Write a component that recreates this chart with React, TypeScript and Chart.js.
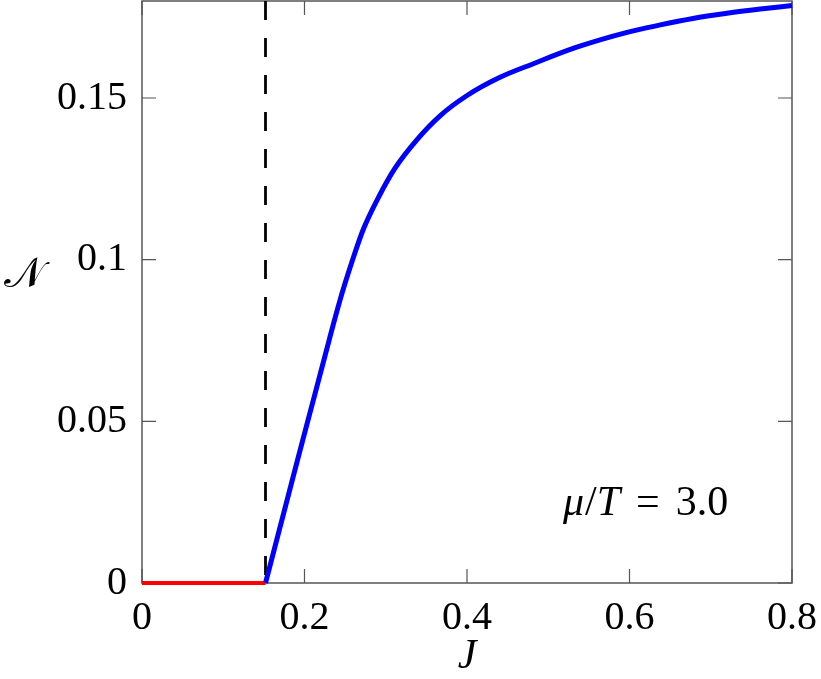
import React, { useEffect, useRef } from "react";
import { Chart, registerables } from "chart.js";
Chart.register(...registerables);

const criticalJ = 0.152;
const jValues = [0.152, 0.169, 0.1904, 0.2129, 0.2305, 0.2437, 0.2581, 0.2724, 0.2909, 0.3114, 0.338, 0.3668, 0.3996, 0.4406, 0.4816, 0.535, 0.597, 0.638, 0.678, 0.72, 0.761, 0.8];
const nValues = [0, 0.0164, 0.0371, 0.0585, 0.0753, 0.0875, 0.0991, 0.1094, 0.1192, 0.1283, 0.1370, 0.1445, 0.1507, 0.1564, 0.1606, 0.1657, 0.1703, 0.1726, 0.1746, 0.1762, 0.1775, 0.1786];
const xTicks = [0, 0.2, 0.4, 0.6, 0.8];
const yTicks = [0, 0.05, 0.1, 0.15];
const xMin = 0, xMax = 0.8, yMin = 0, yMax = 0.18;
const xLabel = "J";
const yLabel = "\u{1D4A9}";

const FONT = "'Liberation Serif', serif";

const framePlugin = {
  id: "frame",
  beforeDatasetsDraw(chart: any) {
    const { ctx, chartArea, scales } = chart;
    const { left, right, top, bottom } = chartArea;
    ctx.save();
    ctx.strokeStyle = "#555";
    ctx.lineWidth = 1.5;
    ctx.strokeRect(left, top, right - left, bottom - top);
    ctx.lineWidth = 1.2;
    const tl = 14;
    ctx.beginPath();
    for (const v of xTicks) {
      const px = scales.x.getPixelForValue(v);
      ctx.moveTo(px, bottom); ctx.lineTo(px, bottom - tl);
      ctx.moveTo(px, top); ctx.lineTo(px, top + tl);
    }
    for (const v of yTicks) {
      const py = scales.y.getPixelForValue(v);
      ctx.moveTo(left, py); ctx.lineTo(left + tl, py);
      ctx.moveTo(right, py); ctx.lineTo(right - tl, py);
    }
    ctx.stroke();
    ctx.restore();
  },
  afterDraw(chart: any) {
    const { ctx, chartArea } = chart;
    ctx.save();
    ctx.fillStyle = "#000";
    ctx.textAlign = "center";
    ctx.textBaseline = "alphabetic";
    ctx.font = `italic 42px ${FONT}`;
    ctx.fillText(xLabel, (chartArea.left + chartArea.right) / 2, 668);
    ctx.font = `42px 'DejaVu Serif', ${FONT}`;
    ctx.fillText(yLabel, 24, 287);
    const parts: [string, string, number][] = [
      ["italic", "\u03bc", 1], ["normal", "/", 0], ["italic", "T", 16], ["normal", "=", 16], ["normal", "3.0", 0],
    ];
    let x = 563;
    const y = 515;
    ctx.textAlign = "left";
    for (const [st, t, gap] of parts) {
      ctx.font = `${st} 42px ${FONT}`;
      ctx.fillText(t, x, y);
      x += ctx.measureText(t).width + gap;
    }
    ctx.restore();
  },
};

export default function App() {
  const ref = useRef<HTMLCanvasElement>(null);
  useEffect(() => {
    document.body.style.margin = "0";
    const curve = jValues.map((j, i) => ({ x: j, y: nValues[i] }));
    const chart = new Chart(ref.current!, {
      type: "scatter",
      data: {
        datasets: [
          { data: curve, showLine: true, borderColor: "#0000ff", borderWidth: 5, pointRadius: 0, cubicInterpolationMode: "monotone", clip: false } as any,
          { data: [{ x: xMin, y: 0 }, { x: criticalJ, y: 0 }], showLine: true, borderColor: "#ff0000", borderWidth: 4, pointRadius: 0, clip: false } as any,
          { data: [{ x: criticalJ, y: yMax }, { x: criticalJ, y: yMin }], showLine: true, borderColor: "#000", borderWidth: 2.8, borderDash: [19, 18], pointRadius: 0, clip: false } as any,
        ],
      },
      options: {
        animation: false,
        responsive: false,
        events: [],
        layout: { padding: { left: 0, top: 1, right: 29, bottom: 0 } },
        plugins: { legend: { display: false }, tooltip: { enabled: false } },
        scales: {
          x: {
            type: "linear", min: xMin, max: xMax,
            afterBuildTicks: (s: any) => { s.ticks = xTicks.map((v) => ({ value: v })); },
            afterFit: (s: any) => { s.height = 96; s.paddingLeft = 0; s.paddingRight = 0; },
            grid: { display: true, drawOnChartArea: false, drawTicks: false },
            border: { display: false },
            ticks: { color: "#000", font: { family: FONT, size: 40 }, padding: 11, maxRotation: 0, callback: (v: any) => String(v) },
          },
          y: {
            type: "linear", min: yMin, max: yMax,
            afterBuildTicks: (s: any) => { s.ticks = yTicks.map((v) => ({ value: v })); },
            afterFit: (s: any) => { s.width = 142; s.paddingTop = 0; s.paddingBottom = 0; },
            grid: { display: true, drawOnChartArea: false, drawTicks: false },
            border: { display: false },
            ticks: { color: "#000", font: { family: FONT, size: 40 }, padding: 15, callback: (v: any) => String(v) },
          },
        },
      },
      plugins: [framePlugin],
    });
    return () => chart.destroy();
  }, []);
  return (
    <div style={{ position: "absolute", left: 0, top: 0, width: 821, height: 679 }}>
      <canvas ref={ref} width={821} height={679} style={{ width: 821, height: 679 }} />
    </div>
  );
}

○ ○ ○ ○ ○ ○ ○

## TO DO:
Restate the material word for word from its first line through the line containing "Chart.register(...registerables);", both included; the pictures do not belong in it.

## SOLUTION TO THIS EXERCISE:
Write a component that recreates this chart with React, TypeScript and Chart.js.
import React, { useEffect, useRef } from "react";
import { Chart, registerables } from "chart.js";
Chart.register(...registerables);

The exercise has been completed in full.